As much as I like the muscle cars back in the day, the new high performance iron is far superior to them. And yes, I owned a few back in the day. I had a '69 Charger R/T, 4 speed, Dana 60 posi, headers, and needed 98 octane to keep in from pinging under hard acceleration. It was fast, comfortable, and handled pretty well for its day. I also owned a "74 Duster 360 4-speed that had W2 racing heads, upgraded rear end, headers, slightly lowered front end, 60 series rear tires, 70 series front tires (they were radial Dunlop GTs). It was also fast. The Charger got 9 MPG if I kept my foot out of it, which I didn't, so I got 5-6 MPG. And although I drove it at 135 mph at times, I wouldn't recommend doing so unless you're on a closed course. The Duster got 13 MPG and covered the 1/4 mile in a little less than 13 seconds.
My younger brother had a '70 Chevelle SS with the big daddy 454 hi-po and I had a friend who had a '70 Challenger with a 426 Hemi. These were wickedly fast, but like my Charger, got like 8-9 MPG when you drove them easy, and 4-5 MPG when driven the way they were built to be driven.

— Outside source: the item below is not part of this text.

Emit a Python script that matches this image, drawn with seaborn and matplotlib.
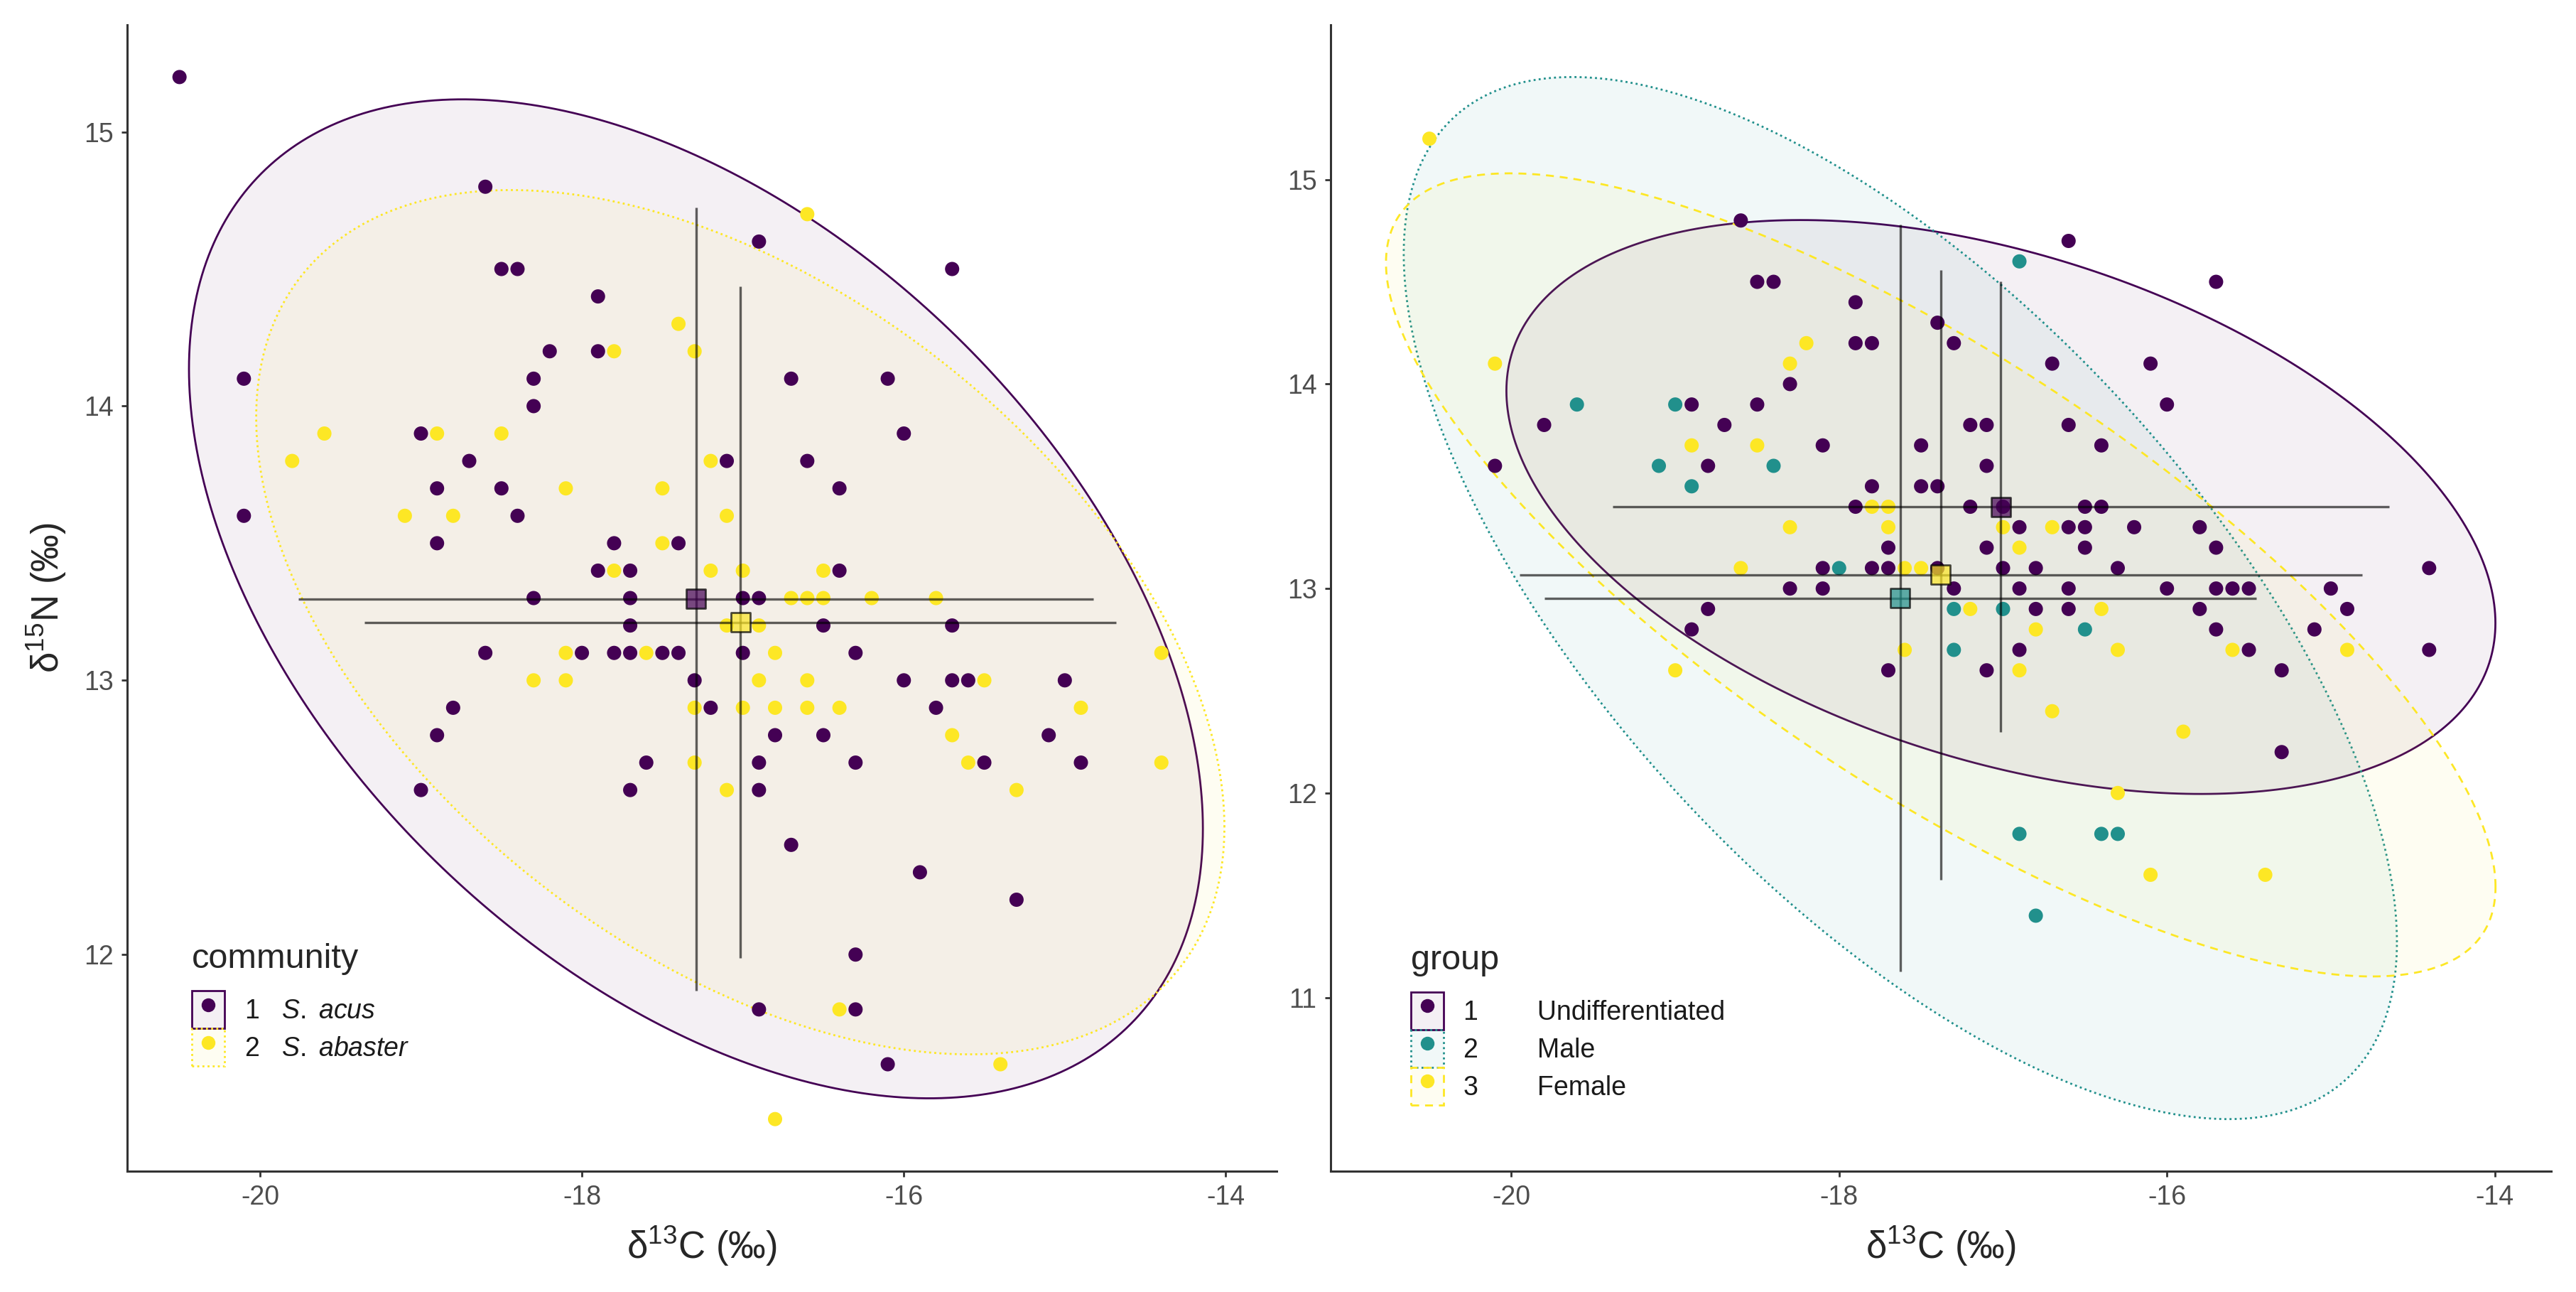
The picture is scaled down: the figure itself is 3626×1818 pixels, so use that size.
import numpy as np
import pandas as pd
import matplotlib
matplotlib.use("Agg")
import matplotlib.pyplot as plt
import matplotlib.patches as mpatches
from matplotlib.lines import Line2D
from matplotlib.colors import to_rgba
import seaborn as sns

# d13C / d15N values, row by row (d15N descending)
d13C = [
    -20.5,
    -18.6,
    -16.6,
    -16.9,
    -18.5, -18.4, -15.7,
    -17.9,
    -17.4,
    -18.2, -17.9, -17.8, -17.3,
    -20.1, -18.3, -16.7, -16.1,
    -18.3,
    -19.6, -19.0, -18.9, -18.5, -16.0,
    -19.8, -18.7, -17.2, -17.1, -16.6,
    -18.9, -18.5, -18.1, -17.5, -16.4,
    -20.1, -19.1, -18.8, -18.4, -17.1,
    -18.9, -17.8, -17.5, -17.4,
    -17.9, -17.8, -17.7, -17.2, -17.0, -16.5, -16.4,
    -18.3, -17.7, -17.0, -16.9, -16.7, -16.6, -16.5, -16.2, -15.8,
    -17.7, -17.1, -16.9, -16.5, -15.7,
    -18.6, -18.1, -18.0, -17.8, -17.7, -17.6, -17.5, -17.4, -17.0, -16.8, -16.3, -14.4,
    -18.3, -18.1, -17.3, -16.9, -16.6, -16.0, -15.7, -15.6, -15.5, -15.0,
    -18.8, -17.3, -17.2, -17.0, -16.8, -16.6, -16.4, -15.8, -14.9,
    -18.9, -16.8, -16.5, -15.7, -15.1,
    -17.6, -17.3, -16.9, -16.3, -15.6, -15.5, -14.9, -14.4,
    -19.0, -17.7, -17.1, -16.9, -15.3,
    -16.7,
    -15.9,
    -15.3,
    -16.3,
    -16.9, -16.4, -16.3,
    -16.1, -15.4,
    -16.8,
]
d15N = [
    15.2,
    14.8,
    14.7,
    14.6,
    14.5, 14.5, 14.5,
    14.4,
    14.3,
    14.2, 14.2, 14.2, 14.2,
    14.1, 14.1, 14.1, 14.1,
    14.0,
    13.9, 13.9, 13.9, 13.9, 13.9,
    13.8, 13.8, 13.8, 13.8, 13.8,
    13.7, 13.7, 13.7, 13.7, 13.7,
    13.6, 13.6, 13.6, 13.6, 13.6,
    13.5, 13.5, 13.5, 13.5,
    13.4, 13.4, 13.4, 13.4, 13.4, 13.4, 13.4,
    13.3, 13.3, 13.3, 13.3, 13.3, 13.3, 13.3, 13.3, 13.3,
    13.2, 13.2, 13.2, 13.2, 13.2,
    13.1, 13.1, 13.1, 13.1, 13.1, 13.1, 13.1, 13.1, 13.1, 13.1, 13.1, 13.1,
    13.0, 13.0, 13.0, 13.0, 13.0, 13.0, 13.0, 13.0, 13.0, 13.0,
    12.9, 12.9, 12.9, 12.9, 12.9, 12.9, 12.9, 12.9, 12.9,
    12.8, 12.8, 12.8, 12.8, 12.8,
    12.7, 12.7, 12.7, 12.7, 12.7, 12.7, 12.7, 12.7,
    12.6, 12.6, 12.6, 12.6, 12.6,
    12.4,
    12.3,
    12.2,
    12.0,
    11.8, 11.8, 11.8,
    11.6, 11.6,
    11.4,
]
# 1 = S. acus, 2 = S. abaster
community = [
    1,
    1,
    2,
    1,
    1, 1, 1,
    1,
    2,
    1, 1, 2, 2,
    1, 1, 1, 1,
    1,
    2, 1, 2, 2, 1,
    2, 1, 2, 1, 1,
    1, 1, 2, 2, 1,
    1, 2, 2, 1, 2,
    1, 1, 2, 1,
    1, 2, 1, 2, 2, 2, 1,
    1, 1, 1, 1, 2, 2, 2, 2, 2,
    1, 2, 2, 1, 1,
    1, 2, 1, 1, 1, 2, 1, 1, 1, 2, 1, 2,
    2, 2, 1, 2, 2, 1, 1, 1, 2, 1,
    1, 2, 1, 2, 2, 2, 2, 1, 2,
    1, 1, 1, 2, 1,
    1, 2, 1, 1, 2, 1, 1, 2,
    1, 1, 2, 1, 2,
    1,
    1,
    1,
    1,
    1, 2, 1,
    1, 2,
    2,
]
# 1 = Undifferentiated, 2 = Male, 3 = Female
group = [
    3,
    1,
    1,
    2,
    1, 1, 1,
    1,
    1,
    3, 1, 1, 1,
    3, 3, 1, 1,
    1,
    2, 2, 1, 1, 1,
    1, 1, 1, 1, 1,
    3, 3, 1, 1, 1,
    1, 2, 1, 2, 1,
    2, 1, 1, 1,
    1, 3, 3, 1, 1, 1, 1,
    3, 3, 3, 1, 3, 1, 1, 1, 1,
    1, 1, 3, 1, 1,
    3, 1, 2, 1, 1, 3, 3, 1, 1, 1, 1, 1,
    1, 1, 1, 1, 1, 1, 1, 1, 1, 1,
    1, 2, 3, 2, 1, 1, 3, 1, 1,
    1, 3, 2, 1, 1,
    3, 2, 1, 3, 3, 1, 3, 1,
    3, 1, 1, 3, 1,
    3,
    3,
    1,
    3,
    2, 2, 2,
    3, 3,
    2,
]

community_levels = [1, 2]
community_names = ["S. acus", "S. abaster"]
group_levels = [1, 2, 3]
group_names = ["Undifferentiated", "Male", "Female"]

VIRIDIS2 = {1: "#440154", 2: "#FDE725"}
VIRIDIS3 = {1: "#440154", 2: "#21908C", 3: "#FDE725"}
DOTTED = (0, (1, 1.6))
DASHED = (0, (4, 3))

df = pd.DataFrame({"d13C": d13C, "d15N": d15N,
                   "community": community, "group": group})

sns.set_style("ticks")
plt.rcParams["font.family"] = ["Liberation Sans", "DejaVu Sans"]
plt.rcParams["mathtext.fontset"] = "custom"
plt.rcParams["mathtext.rm"] = "Liberation Sans"
plt.rcParams["mathtext.it"] = "Liberation Sans:italic"
plt.rcParams["axes.unicode_minus"] = False
plt.rcParams["axes.linewidth"] = 1.1
plt.rcParams["axes.edgecolor"] = "#333333"


def ellipse_xy(x, y, level=0.95, npts=361):
    # same recipe as ggplot2 stat_ellipse(type = "norm")
    pts = np.column_stack([x, y])
    centre = pts.mean(axis=0)
    chol = np.linalg.cholesky(np.cov(pts, rowvar=False)).T
    dfd = len(pts) - 1
    fq = dfd / 2 * ((1 - level) ** (-2 / dfd) - 1)  # F(2, dfd) quantile
    radius = np.sqrt(2 * fq)
    ang = np.linspace(0, 2 * np.pi, npts)
    circle = np.column_stack([np.cos(ang), np.sin(ang)])
    ell = centre + radius * circle @ chol
    return ell[:, 0], ell[:, 1]


def draw_panel(ax, key, levels, palette, styles):
    xs, ys = list(df.d13C), list(df.d15N)
    for lev, ls in zip(levels, styles):
        sub = df[df[key] == lev]
        ex, ey = ellipse_xy(sub.d13C.values, sub.d15N.values)
        ax.fill(ex, ey, facecolor=to_rgba(palette[lev], 0.06),
                edgecolor=palette[lev], linestyle=ls, lw=1.0, zorder=1)
        xs += list(ex)
        ys += list(ey)

    sns.scatterplot(data=df, x="d13C", y="d15N", hue=key, palette=palette,
                    s=52, linewidth=0, legend=False, ax=ax, zorder=2)

    stats = df.groupby(key).agg(mC=("d13C", "mean"), sdC=("d13C", "std"),
                                mN=("d15N", "mean"), sdN=("d15N", "std")).reset_index()
    ax.hlines(stats.mN, stats.mC - 1.96 * stats.sdC, stats.mC + 1.96 * stats.sdC,
              color="black", alpha=0.62, lw=1.2, zorder=3)
    ax.vlines(stats.mC, stats.mN - 1.96 * stats.sdN, stats.mN + 1.96 * stats.sdN,
              color="black", alpha=0.62, lw=1.2, zorder=3)
    sns.scatterplot(data=stats, x="mC", y="mN", hue=key, palette=palette,
                    marker="s", s=95, edgecolor="black", linewidth=1.0,
                    alpha=0.7, legend=False, ax=ax, zorder=4)
    xs += list(stats.mC - 1.96 * stats.sdC) + list(stats.mC + 1.96 * stats.sdC)
    ys += list(stats.mN - 1.96 * stats.sdN) + list(stats.mN + 1.96 * stats.sdN)

    # ggplot-like 5% expansion
    x0, x1 = min(xs), max(xs)
    y0, y1 = min(ys), max(ys)
    ax.set_xlim(x0 - 0.05 * (x1 - x0), x1 + 0.05 * (x1 - x0))
    ax.set_ylim(y0 - 0.05 * (y1 - y0), y1 + 0.05 * (y1 - y0))
    ax.set_xticks([-20, -18, -16, -14])
    ax.set_yticks(np.arange(np.ceil(ax.get_ylim()[0]), ax.get_ylim()[1], 1.0))
    ax.tick_params(labelsize=13.5, labelcolor="#4D4D4D", color="#333333",
                   length=3, width=1.0, pad=4)
    sns.despine(ax=ax)
    ax.set_xlabel("δ$^{13}$C (‰)", fontsize=19, labelpad=7)

    handles = []
    for lev, ls in zip(levels, styles):
        box = mpatches.Patch(facecolor=to_rgba(palette[lev], 0.06),
                             edgecolor=palette[lev], linestyle=ls, lw=1.0)
        dot = Line2D([], [], marker="o", linestyle="none", markersize=7,
                     markerfacecolor=palette[lev], markeredgewidth=0)
        handles.append((box, dot))
    return handles


fig = plt.figure(figsize=(18.13, 9.09), dpi=200)
ax1 = fig.add_axes([0.0494, 0.0935, 0.4462, 0.8872])
ax2 = fig.add_axes([0.5165, 0.0935, 0.4738, 0.8872])

left_labels = [f"{lev}   " + "$\\mathit{" + n.replace(" ", "\\ ") + "}$"
               for lev, n in zip(community_levels, community_names)]
h1 = draw_panel(ax1, "community", community_levels, VIRIDIS2, ["-", DOTTED])
ax1.set_ylabel("δ$^{15}$N (‰)", fontsize=19, labelpad=8)

right_labels = [f"{lev}" + " " * 8 + n for lev, n in zip(group_levels, group_names)]
h2 = draw_panel(ax2, "group", group_levels, VIRIDIS3, ["-", DOTTED, DASHED])
ax2.set_ylabel("")

for ax, h, l, title, anchor in [(ax1, h1, left_labels, "community", (0.056, 0.199)),
                                (ax2, h2, right_labels, "group", (0.066, 0.198))]:
    leg = ax.legend(h, l, title=title, loc="upper left", bbox_to_anchor=anchor,
                    frameon=False, fontsize=13.5, title_fontsize=17.5,
                    handlelength=1.23, handleheight=1.8, labelspacing=0.0,
                    handletextpad=0.75, borderpad=0, borderaxespad=0,
                    alignment="left")
    leg._legend_box.sep = 8  # gap between legend title and keys, as in ggplot
    for t in leg.get_texts():
        t.set_color("#1a1a1a")

fig.savefig("out.png", dpi=200)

All these cars took about 260' to stop from 70 MPH on dry roads, at some rain, and the stopping distance went up because antilock brakes didn't exist.
And all of these cars required tune-ups every 12-15,000 miles.
Today, my daily driver is an '05 Dodge Magnum RT 5.7 Hemi. It has 350 HP, gets 25 MPG on the highway, gets 20.5 MPG overall, and out handles and out brakes the '69 Charger, the '74 Duster, the '70 Chevelle, and the '70 Challenger Hemi. In fact, it does the 1/4 miles faster than those muscle cars by more than a second. A tune-up consists of spark plugs every 70,000 (I use E3 plugs).
And my fun car is my '91 Corvett ZR-1, a 400 hp supercar capable of 185 MPH. It gets 25 MPG on the highway, corners at over 1.0 g's, stops from 70 MPH in 150', and a tune-up consists of spark plugs. I've driven this car 140 MPH, but don't recommend anyone do so unless on a closed track because you never know when some idiot will do something dumb like pull out in front of you to pass a truck on a rural interstate with little traffic. And at 140 MPH, things come up pretty damn fast.
And the new C7 Corvette has 450 bhp and gets 29 MPG. And the C& Corvette ZO6 has 630 bph, gets 28 MPG, and tops out at close to 200 MPH. It can also stop from 70 in 130'.
The bottom line is todays vehicles are far better than fire-breathers of the muscle car era of the mid-60's to '72. I loved the muscle cars back in their time, but I will not trade the new, high performance cars for them. The new ones are far better, faster, handle very well, and stop a whole lot better than the muscle cars of old.
Ii remember back in the day (I graduated high school in 1971) the middle-aged folks waxing poetic about Hupmobiles, flat head Ford hot rods, etc. Just like folks are doing now with muscle cars of the 60's and 70's.